The market is, of course, a highly competitive one, with Amul as the number one player but HUL comes in at the runner-up position. While the dairy co-operatives give stiff competition, there are regional players too who play a key role in their markets of operation. A number of D2C brands have entered the market as well. HUL had also signalled its conviction in the business’ potential by acquiring Adityaa Milk’s ice cream business in 2016.

These are some of the aspects that the committee formed by HUL will no doubt consider as they make recommendations on the way forward. Shareholders may be keen on an option where if parent Unilever settles on a demerger, then India also spins the business into a separately listed entity. HUL shareholders will then hold shares in proportion to their current holdings.

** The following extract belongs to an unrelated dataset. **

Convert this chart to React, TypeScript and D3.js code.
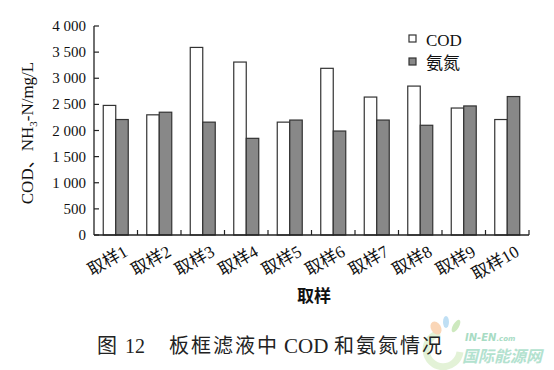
import React from "react";
import * as d3 from "d3";

const samples = ["取样1", "取样2", "取样3", "取样4", "取样5", "取样6", "取样7", "取样8", "取样9", "取样10"];
const codValues = [2480, 2300, 3590, 3310, 2160, 3190, 2640, 2850, 2430, 2210];
const nh3Values = [2210, 2350, 2160, 1850, 2200, 1990, 2200, 2100, 2470, 2650];
const yTicks = [0, 500, 1000, 1500, 2000, 2500, 3000, 3500, 4000];
const seriesNames = ["COD", "氨氮"];
const seriesColors = ["#ffffff", "#888888"];

const W = 554;
const H = 370;
const left = 94;
const right = 529;
const top = 26;
const bottom = 235;
const serif = "'Liberation Serif', 'Noto Sans CJK SC', serif";

function fmt(v: number) {
  // thousands separated by a space, like the printed figure
  return v >= 1000 ? `${Math.floor(v / 1000)} ${String(v % 1000).padStart(3, "0")}` : String(v);
}

export default function App() {
  const x = d3.scaleBand().domain(samples).range([left, right]).paddingInner(0).paddingOuter(0);
  const y = d3.scaleLinear().domain([0, 4000]).range([bottom, top]);
  const barW = 12.5;
  const series = [codValues, nh3Values];

  return (
    <svg width={W} height={H} style={{ position: "absolute", left: 0, top: 0, background: "#fff" }} fontFamily={serif}>
      {/* bars */}
      {samples.map((s, i) => {
        const cx = (x(s) as number) + x.bandwidth() / 2;
        return series.map((vals, k) => (
          <rect
            key={s + k}
            x={cx - barW + k * barW}
            y={y(vals[i])}
            width={barW}
            height={y(0) - y(vals[i])}
            fill={seriesColors[k]}
            stroke="#333"
            strokeWidth={1.2}
          />
        ));
      })}

      {/* axes */}
      <line x1={left} x2={left} y1={top} y2={bottom} stroke="#222" strokeWidth={1.3} />
      <line x1={left} x2={right} y1={bottom} y2={bottom} stroke="#222" strokeWidth={1.3} />
      {yTicks.map((t) => (
        <g key={t}>
          <line x1={left} x2={left + 5} y1={y(t)} y2={y(t)} stroke="#222" strokeWidth={1.2} />
          <text x={left - 8} y={y(t) + 5} textAnchor="end" fontSize={15} fill="#111">
            {fmt(t)}
          </text>
        </g>
      ))}
      {samples.map((s, i) =>
        i === 0 ? null : (
          <line key={s} x1={x(s)} x2={x(s)} y1={bottom} y2={bottom - 5} stroke="#222" strokeWidth={1.2} />
        )
      )}
      <line x1={right} x2={right} y1={bottom} y2={bottom - 5} stroke="#222" strokeWidth={1.2} />

      {/* x tick labels */}
      {samples.map((s) => {
        const cx = (x(s) as number) + x.bandwidth() / 2;
        return (
          <text key={s} transform={`translate(${cx + 13},${bottom + 20}) rotate(-30)`} textAnchor="end" fontSize={17} fill="#111">
            {s}
          </text>
        );
      })}

      {/* axis titles */}
      <text x={314} y={302} textAnchor="middle" fontSize={17} fontWeight="bold" fill="#111">
        取样
      </text>
      <text transform={`translate(33,${(48 + 218) / 2}) rotate(-90)`} textAnchor="middle" fontSize={17} fill="#111">
        COD、NH<tspan fontSize={11} dy={4}>3</tspan>
        <tspan dy={-4}>-N/mg/L</tspan>
      </text>

      {/* legend */}
      {seriesNames.map((n, k) => (
        <g key={n}>
          <rect x={409} y={35 + k * 23} width={7} height={7} fill={seriesColors[k]} stroke="#333" strokeWidth={1.2} />
          <text x={426} y={46 + k * 23} fontSize={17} fill="#111">
            {n}
          </text>
        </g>
      ))}

      {/* watermark logo, sits under the caption */}
      <g opacity={0.55}>
        <path d="M 440 333 A 17 17 0 1 0 460 352" fill="none" stroke="#cde9b8" strokeWidth={7} />
        <ellipse cx={436} cy={328} rx={5} ry={7} fill="#f6b67e" transform="rotate(-30 436 328)" />
        <ellipse cx={446} cy={322} rx={3} ry={6} fill="#8cc6ec" />
        <ellipse cx={456} cy={326} rx={3} ry={7} fill="#a6d88a" transform="rotate(30 456 326)" />
      </g>
      <text x={465} y={341} fill="#a8dcc4" fontFamily="'DejaVu Sans', sans-serif" fontWeight="bold" fontStyle="italic" fontSize={10}>
        IN-EN<tspan fontSize={7}>.com</tspan>
      </text>
      <text x={462} y={362} fontSize={16} fontWeight="bold" fill="#b3e2cf" fontFamily="'Noto Sans CJK SC', sans-serif" fontStyle="italic">
        国际能源网
      </text>

      {/* caption */}
      <text y={353} fontSize={20} fill="#222">
        <tspan x={97}>图</tspan>
        <tspan x={125}>12</tspan>
        <tspan x={169} letterSpacing={2}>板框滤液中</tspan>
        <tspan x={284} fontSize={21}>COD</tspan>
        <tspan x={334} letterSpacing={2}>和氨氮情况</tspan>
      </text>
    </svg>
  );
}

They can, of course, then determine if they choose to stay invested or sell their shares depending on their view of the business. But another consideration can be if the business’ growth plans can be funded through internal accruals. The standalone profitability of the business too will be examined. Therefore, another structure that could emerge can be the business being transferred to a subsidiary which is then sold to the demerged Unilever ice cream company for cash. This will then make it a privately-held 100 percent subsidiary.

The first option gives shareholders the option of staying invested in a high potential, high growth business but in the longer run. The second one will generate a cash bounty that the company can use to acquire another business or pay back to shareholders as a special dividend. The jump in its share price indicates that perhaps investors are hoping it’s the first option that makes the cut.